Scientific classification
- Kingdom: Animalia
- Phylum: Chordata
- Class: Actinopterygii
- Order: Acanthuriformes
- Family: Sparidae
- Genus: Argyrops
- Species: A. bleekeri
- Binomial name: Argyrops bleekeri Oshima, 1927

= Argyrops bleekeri =

- Authority: Oshima, 1927
- Conservation status: LC

Species of fish

Argyrops bleekeri, also known as Taiwan tai, frypan bream, Bowen snapper, frypan snapper, king soldier bream, longfin snapper or longspine snapper, is a species of marine ray-finned fish belonging to the family Sparidae, the seabreams and porgies. This species is found in the western Pacific Ocean.

==Taxonomy==
Argyrops bleekeri was first formally described in 1927 by the Japanese ichthyologist Masamitsu Ōshima with its type localities given as Meitsu, Nago and Miyazaki in Japan. This taxon has been considered to be a synonym of A spinifer. The genus Argyrops is placed in the family Sparidae within the order Spariformes by the 5th edition of Fishes of the World. Some authorities classify this genus in the subfamily Sparinae, but the 5th edition of Fishes of the World does not recognise subfamilies within the Sparidae.

==Etymology==
Argyrops bleekeri has a specific name which honours the Dutch medical doctor and ichthyologist Pieter Bleeker who reported this species but identified it as Sparus spinifer in 1865.

==Description==
Argyrops bleekeri has a deep, laterally compressed body. The dorsal fin has 11 spines and 10 soft rays supporting it, the first spine is very small with the second to fifth spines being elongated. The anal fin is supported by 3 spines and 8 or 9 soft rays. The overall colour is silvery-pink with pale red fins. Juveniles have a number of thin reddish vertical bands along the flanks. The frypan bream has a maximum published standard length of 50 cm, although 30 cm is more typical.

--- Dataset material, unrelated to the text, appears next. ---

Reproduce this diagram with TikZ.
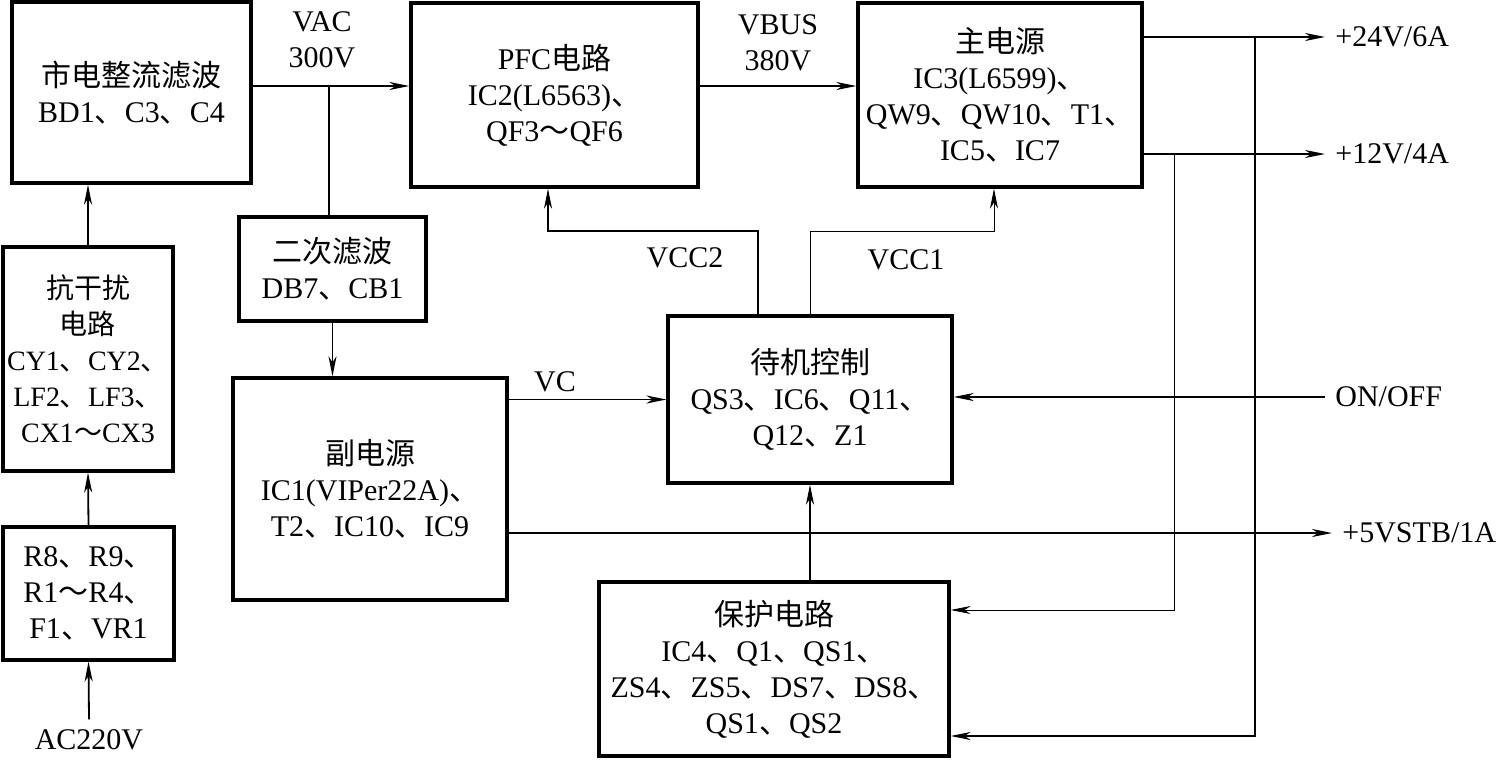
\documentclass[tikz,border=0pt]{standalone}
\usepackage{fontspec}
\setmainfont{Liberation Serif}
\newfontfamily\cjk{Noto Sans CJK SC}
\newcommand{\zh}[1]{{\cjk #1}}
\usetikzlibrary{positioning}
\usetikzlibrary{arrows.meta}
\tikzset{
        blocknode/.style={align=center,inner sep=0pt},
        % Circuit blocks
        node_block/.style={blocknode, rectangle, draw=black, line width=1.6pt, font=\fontsize{15}{18}\selectfont},
        % Signal labels
        node_label/.style={blocknode, font=\fontsize{15}{18}\selectfont},
        % Output labels
        node_out/.style={blocknode, anchor=west, inner xsep=5pt, font=\fontsize{15}{18}\selectfont},
        % Connectors
        wire/.style={line width=0.9pt},
        thinwire/.style={line width=0.5pt}
}

\begin{document}
\begin{tikzpicture}[
            x=0.5pt, y=-0.5pt,
            >={Stealth[length=10pt,width=4pt,inset=3pt]}
        ]
            \useasboundingbox (0,0) rectangle (1506,760);
            % blocks
            \node[node_block, minimum width=119.5pt, minimum height=90.5pt] (mains) at (131.5,92.5)
                {\zh{市电整流滤波}\\BD1\zh{、}C3\zh{、}C4};
            \node[node_block, minimum width=85pt, minimum height=112pt, font=\fontsize{14}{18}\selectfont] (emi) at (88,359)
                {\zh{抗干扰}\\\zh{电路}\\CY1\zh{、}CY2\zh{、}\\LF2\zh{、}LF3\zh{、}\\CX1\zh{～}CX3};
            \node[node_block, minimum width=85.5pt, minimum height=66.5pt] (fuse) at (88.5,593.5)
                {R8\zh{、}R9\zh{、}\\R1\zh{～}R4\zh{、}\\F1\zh{、}VR1};
            \node[node_block, minimum width=143.5pt, minimum height=92pt] (pfc) at (554.5,95)
                {PFC\zh{电路}\\IC2(L6563)\zh{、}\\QF3\zh{～}QF6};
            \node[node_block, minimum width=142pt, minimum height=92pt] (main) at (1000,95)
                {\zh{主电源}\\IC3(L6599)\zh{、}\\QW9\zh{、}QW10\zh{、}T1\zh{、}\\IC5\zh{、}IC7};
            \node[node_block, minimum width=93.5pt, minimum height=52pt] (filter2) at (332.5,269)
                {\zh{二次滤波}\\DB7\zh{、}CB1};
            \node[node_block, minimum width=137pt, minimum height=111pt] (aux) at (370,489)
                {\zh{副电源}\\IC1(VIPer22A)\zh{、}\\T2\zh{、}IC10\zh{、}IC9};
            \node[node_block, minimum width=142pt, minimum height=83.5pt] (standby) at (810,399.5)
                {\zh{待机控制}\\QS3\zh{、}IC6\zh{、}Q11\zh{、}\\Q12\zh{、}Z1};
            \node[node_block, minimum width=175pt, minimum height=87pt] (protect) at (774,669)
                {\zh{保护电路}\\IC4\zh{、}Q1\zh{、}QS1\zh{、}\\ZS4\zh{、}ZS5\zh{、}DS7\zh{、}DS8\zh{、}\\QS1\zh{、}QS2};
            % labels
            \node[node_label] (vac) at (322,40) {VAC\\300V};
            \node[node_label] (vbus) at (778,43) {VBUS\\380V};
            \node[node_label] (vcc2) at (685,258) {VCC2};
            \node[node_label] (vcc1) at (906,260) {VCC1};
            \node[node_label] (vc) at (555,382) {VC};
            \node[node_label, inner ysep=5pt] (ac) at (89,740) {AC220V};
            \node[node_out] (out24) at (1325,37) {+24V/6A};
            \node[node_out] (out12) at (1325,154) {+12V/4A};
            \node[node_out] (onoff) at (1325,397) {ON/OFF};
            \node[node_out] (stb) at (1332,533) {+5VSTB/1A};
            % junctions
            \coordinate (jvac) at (329,86);
            \coordinate (jvcc2) at (758,231);
            \coordinate (kvcc2) at (548,231);
            \coordinate (kvcc1) at (994,231);
            \coordinate (j24) at (1255,736);
            \coordinate (j12) at (1174,610);
            % connectors
            \draw[wire,->] (ac.north) -- (fuse.south);
            \draw[wire,->] (fuse.north) -- (emi.south);
            \draw[wire,->] (emi.north) -- (emi.north |- mains.south);
            \draw[wire,->] (jvac -| mains.east) -- (jvac -| pfc.west);
            \draw[wire] (jvac) -- (jvac |- filter2.north);
            \draw[wire,->] (filter2.south) -- (filter2.south |- aux.north);
            \draw[wire,->] (jvac -| pfc.east) -- (jvac -| main.west);
            \draw[wire,->] (standby.west -| aux.east) -- (standby.west);
            \draw[wire,->] (onoff.west) -- (onoff.west -| standby.east);
            \draw[wire,->] (stb.west -| aux.east) -- (stb.west);
            \draw[wire,->] (out24.west -| main.east) -- (out24.west);
            \draw[wire,->] (out12.west -| main.east) -- (out12.west);
            \draw[wire,->] (j24 |- out24.west) -- (j24) -- (j24 -| protect.east);
            \draw[thinwire,->] (j12 |- out12.west) -- (j12) -- (j12 -| protect.east);
            \draw[wire,->] (protect.north -| standby.south) -- (standby.south);
            \draw[wire,->] (standby.north -| jvcc2) -- (jvcc2) -- (kvcc2) -- (kvcc2 |- pfc.south);
            \draw[thinwire,->] (standby.north) |- (kvcc1) -- (kvcc1 |- main.south);
        \end{tikzpicture}
\end{document}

==Distribution and habitat==
Argyrops bleekeri is found in the western Pacific Ocean where it is found from Japan south to Australia. In Australia it is distributed from the region around Shark Bay in Western Australia across the northern tropical coasts to as far south as Yamba in New South Wales. It is found in areas of sandy and muddy substrates at depths between 30 and 100 metres.

==Fisheries==
Argyrops bleekeri is considered to be a good food fish and is an important commercial species in some parts of the world. Fishers use trawls, lines and fish traps to take this species.